Collect every line below that contains the word "this".

=== Excerpted records ===

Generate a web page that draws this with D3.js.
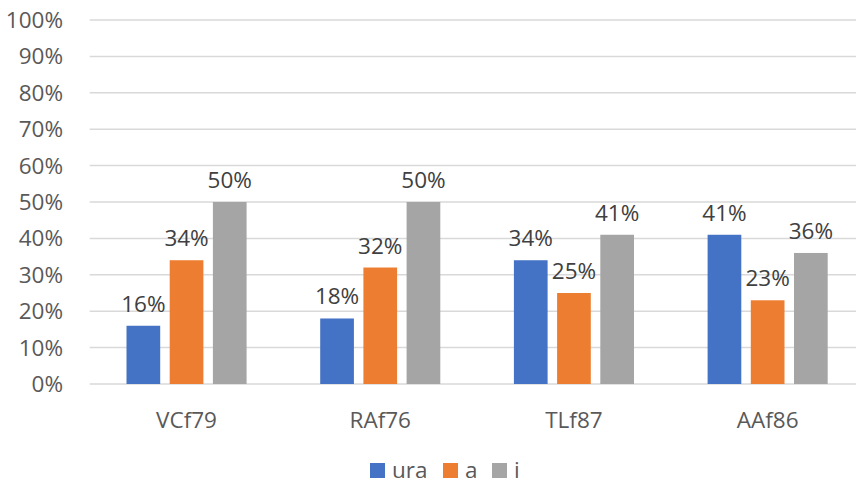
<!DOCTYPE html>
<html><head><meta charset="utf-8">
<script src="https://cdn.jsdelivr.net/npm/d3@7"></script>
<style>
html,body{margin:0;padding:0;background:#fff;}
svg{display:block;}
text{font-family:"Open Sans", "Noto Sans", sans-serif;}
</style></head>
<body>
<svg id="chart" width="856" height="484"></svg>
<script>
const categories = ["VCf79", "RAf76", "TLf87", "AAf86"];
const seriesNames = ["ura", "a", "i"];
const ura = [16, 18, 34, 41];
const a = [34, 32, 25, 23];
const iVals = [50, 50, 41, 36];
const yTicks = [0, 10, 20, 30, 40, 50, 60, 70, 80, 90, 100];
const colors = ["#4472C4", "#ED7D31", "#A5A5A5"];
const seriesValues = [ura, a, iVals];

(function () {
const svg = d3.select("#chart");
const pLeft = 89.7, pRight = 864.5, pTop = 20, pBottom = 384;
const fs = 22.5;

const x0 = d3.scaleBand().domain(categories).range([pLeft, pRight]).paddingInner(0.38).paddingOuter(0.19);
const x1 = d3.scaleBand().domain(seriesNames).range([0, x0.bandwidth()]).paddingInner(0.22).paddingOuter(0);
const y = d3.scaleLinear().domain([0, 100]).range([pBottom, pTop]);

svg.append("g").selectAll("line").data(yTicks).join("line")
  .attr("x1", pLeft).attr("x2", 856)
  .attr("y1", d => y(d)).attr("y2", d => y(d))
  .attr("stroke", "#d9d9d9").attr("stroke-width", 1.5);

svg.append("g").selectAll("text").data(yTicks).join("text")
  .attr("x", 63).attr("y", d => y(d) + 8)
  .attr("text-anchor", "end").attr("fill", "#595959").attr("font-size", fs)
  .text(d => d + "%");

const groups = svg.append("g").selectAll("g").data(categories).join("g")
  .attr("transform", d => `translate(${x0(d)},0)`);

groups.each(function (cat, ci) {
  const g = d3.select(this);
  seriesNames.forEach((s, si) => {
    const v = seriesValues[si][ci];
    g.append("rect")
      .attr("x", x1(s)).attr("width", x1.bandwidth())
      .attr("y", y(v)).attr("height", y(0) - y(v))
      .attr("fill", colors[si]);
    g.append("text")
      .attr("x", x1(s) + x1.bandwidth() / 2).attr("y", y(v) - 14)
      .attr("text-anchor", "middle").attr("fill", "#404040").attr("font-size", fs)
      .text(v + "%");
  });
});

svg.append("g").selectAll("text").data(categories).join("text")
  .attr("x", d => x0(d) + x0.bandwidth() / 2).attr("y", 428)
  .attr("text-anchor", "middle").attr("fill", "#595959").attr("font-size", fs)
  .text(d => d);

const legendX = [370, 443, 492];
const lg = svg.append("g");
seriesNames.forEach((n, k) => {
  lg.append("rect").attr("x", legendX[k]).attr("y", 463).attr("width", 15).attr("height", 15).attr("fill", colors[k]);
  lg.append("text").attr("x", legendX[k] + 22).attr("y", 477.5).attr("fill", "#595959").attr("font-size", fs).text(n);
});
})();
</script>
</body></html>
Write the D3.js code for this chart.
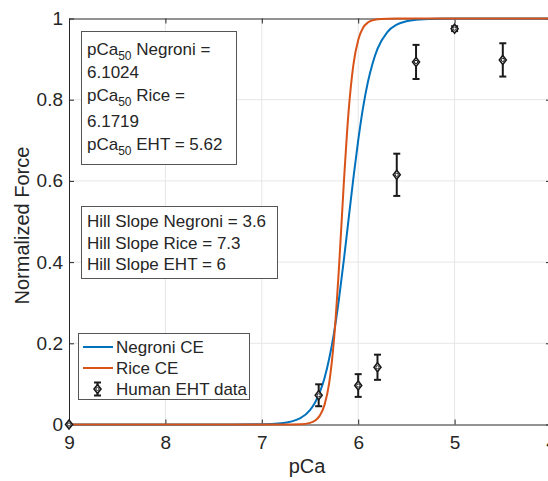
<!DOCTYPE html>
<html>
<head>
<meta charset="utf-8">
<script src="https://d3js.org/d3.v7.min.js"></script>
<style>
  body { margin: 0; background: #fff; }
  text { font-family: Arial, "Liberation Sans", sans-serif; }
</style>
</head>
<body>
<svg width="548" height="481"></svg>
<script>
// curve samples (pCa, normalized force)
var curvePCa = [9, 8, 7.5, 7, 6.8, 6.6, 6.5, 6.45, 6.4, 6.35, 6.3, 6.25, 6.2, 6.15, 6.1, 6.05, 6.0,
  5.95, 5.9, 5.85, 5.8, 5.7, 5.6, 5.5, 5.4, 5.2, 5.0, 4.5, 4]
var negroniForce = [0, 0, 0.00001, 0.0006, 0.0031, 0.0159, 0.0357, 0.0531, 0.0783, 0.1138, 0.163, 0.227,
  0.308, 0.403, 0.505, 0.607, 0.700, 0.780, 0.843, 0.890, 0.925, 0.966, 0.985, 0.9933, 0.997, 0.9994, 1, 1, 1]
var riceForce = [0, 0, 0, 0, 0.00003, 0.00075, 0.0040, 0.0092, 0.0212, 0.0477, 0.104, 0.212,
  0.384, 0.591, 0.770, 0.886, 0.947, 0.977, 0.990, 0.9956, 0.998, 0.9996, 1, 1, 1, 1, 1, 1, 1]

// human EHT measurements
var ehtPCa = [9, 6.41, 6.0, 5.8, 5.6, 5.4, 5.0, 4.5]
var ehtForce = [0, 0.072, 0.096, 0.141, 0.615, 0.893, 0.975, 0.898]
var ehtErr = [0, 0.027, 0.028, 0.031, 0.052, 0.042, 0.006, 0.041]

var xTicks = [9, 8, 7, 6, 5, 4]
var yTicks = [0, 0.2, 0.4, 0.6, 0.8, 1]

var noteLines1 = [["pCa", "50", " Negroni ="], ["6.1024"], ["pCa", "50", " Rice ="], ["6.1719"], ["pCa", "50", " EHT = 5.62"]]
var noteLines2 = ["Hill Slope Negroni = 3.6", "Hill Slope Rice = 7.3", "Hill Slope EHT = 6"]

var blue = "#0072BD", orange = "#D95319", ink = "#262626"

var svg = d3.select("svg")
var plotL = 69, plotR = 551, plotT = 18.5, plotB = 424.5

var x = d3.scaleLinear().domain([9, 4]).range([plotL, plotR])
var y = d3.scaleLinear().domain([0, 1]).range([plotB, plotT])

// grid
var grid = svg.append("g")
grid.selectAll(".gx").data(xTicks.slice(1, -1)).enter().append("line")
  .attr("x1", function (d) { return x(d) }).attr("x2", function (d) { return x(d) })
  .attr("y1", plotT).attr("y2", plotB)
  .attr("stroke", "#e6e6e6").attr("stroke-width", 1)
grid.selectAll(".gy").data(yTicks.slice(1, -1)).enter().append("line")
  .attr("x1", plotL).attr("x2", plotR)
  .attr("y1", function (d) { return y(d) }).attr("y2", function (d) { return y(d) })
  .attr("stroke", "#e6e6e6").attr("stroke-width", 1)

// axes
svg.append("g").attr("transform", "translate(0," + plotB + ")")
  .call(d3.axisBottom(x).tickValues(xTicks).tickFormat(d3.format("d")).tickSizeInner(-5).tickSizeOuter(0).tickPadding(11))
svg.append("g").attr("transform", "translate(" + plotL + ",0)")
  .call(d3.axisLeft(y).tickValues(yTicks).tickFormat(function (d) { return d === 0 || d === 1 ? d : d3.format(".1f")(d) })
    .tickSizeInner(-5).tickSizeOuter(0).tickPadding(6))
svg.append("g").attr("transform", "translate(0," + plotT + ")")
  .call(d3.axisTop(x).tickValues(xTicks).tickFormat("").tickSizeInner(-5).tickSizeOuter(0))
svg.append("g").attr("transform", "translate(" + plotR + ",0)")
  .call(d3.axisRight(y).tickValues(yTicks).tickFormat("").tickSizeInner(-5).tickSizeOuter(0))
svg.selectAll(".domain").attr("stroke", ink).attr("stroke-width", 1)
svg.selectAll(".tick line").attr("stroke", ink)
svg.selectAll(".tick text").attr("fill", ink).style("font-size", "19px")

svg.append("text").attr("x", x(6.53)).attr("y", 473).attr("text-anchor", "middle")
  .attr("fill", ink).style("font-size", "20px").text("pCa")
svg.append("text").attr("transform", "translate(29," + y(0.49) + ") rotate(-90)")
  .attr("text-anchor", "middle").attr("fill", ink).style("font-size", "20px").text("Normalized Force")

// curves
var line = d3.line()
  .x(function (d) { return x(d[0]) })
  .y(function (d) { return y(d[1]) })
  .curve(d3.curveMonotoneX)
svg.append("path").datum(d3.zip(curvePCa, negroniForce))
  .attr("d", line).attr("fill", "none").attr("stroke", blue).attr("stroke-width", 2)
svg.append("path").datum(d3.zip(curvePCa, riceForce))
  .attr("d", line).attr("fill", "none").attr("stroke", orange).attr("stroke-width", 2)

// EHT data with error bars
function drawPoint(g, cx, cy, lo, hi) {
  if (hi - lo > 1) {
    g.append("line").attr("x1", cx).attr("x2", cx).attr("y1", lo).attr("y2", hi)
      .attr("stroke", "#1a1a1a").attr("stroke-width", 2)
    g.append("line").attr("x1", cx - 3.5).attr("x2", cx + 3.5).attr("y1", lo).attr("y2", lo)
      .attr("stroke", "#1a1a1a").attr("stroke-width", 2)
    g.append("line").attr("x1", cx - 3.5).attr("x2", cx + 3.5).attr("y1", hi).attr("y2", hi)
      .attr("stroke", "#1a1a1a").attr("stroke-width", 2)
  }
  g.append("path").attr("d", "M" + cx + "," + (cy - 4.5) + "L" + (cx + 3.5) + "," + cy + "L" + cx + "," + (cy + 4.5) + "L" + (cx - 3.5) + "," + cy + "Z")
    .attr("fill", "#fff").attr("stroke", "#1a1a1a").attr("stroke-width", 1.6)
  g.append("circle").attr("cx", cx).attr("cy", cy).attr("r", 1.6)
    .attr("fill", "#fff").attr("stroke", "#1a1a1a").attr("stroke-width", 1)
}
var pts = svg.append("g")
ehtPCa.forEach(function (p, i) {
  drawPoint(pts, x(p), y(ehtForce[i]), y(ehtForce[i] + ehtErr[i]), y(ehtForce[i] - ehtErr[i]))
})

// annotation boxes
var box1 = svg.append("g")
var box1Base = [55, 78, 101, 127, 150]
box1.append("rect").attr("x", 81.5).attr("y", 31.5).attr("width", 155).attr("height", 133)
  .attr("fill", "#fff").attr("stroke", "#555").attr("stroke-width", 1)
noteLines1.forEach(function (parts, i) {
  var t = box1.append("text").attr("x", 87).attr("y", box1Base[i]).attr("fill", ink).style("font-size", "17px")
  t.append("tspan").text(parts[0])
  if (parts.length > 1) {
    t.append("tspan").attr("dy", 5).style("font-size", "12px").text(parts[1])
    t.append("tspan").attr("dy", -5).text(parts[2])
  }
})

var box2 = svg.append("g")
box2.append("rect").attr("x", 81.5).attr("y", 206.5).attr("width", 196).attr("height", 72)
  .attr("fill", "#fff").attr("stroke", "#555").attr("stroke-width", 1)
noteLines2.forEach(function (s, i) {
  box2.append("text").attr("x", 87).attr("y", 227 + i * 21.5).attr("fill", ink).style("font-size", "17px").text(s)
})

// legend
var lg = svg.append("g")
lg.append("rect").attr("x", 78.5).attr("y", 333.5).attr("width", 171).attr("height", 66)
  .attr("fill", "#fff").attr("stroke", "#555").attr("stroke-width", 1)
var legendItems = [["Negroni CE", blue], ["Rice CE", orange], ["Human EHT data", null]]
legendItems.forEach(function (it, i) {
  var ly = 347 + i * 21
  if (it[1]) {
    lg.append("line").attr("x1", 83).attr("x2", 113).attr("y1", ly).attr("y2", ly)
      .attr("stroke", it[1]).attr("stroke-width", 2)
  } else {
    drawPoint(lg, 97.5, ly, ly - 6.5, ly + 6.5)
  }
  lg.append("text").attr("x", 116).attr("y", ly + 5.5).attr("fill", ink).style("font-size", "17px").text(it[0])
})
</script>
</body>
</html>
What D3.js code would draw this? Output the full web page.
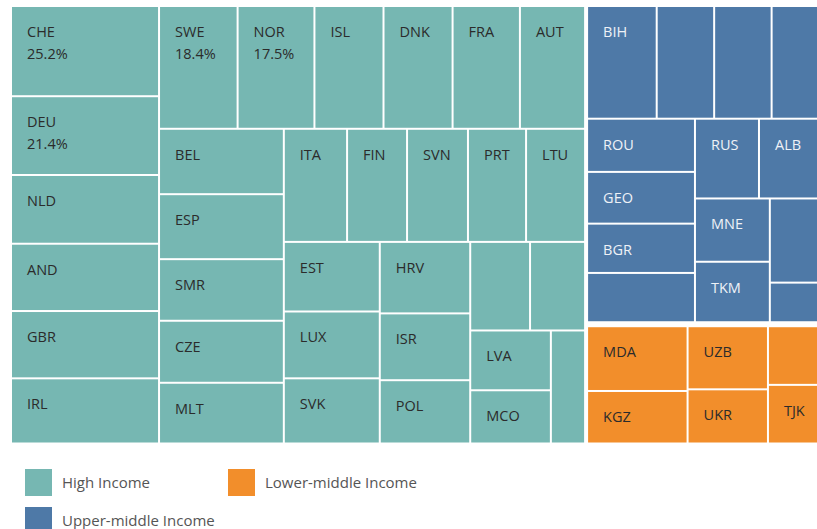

===

Solution below
Generate a web page that draws this with D3.js.
  const g = d3.select(this);
Write the D3.js code for this chart.
What D3.js code would draw this? Output the full web page.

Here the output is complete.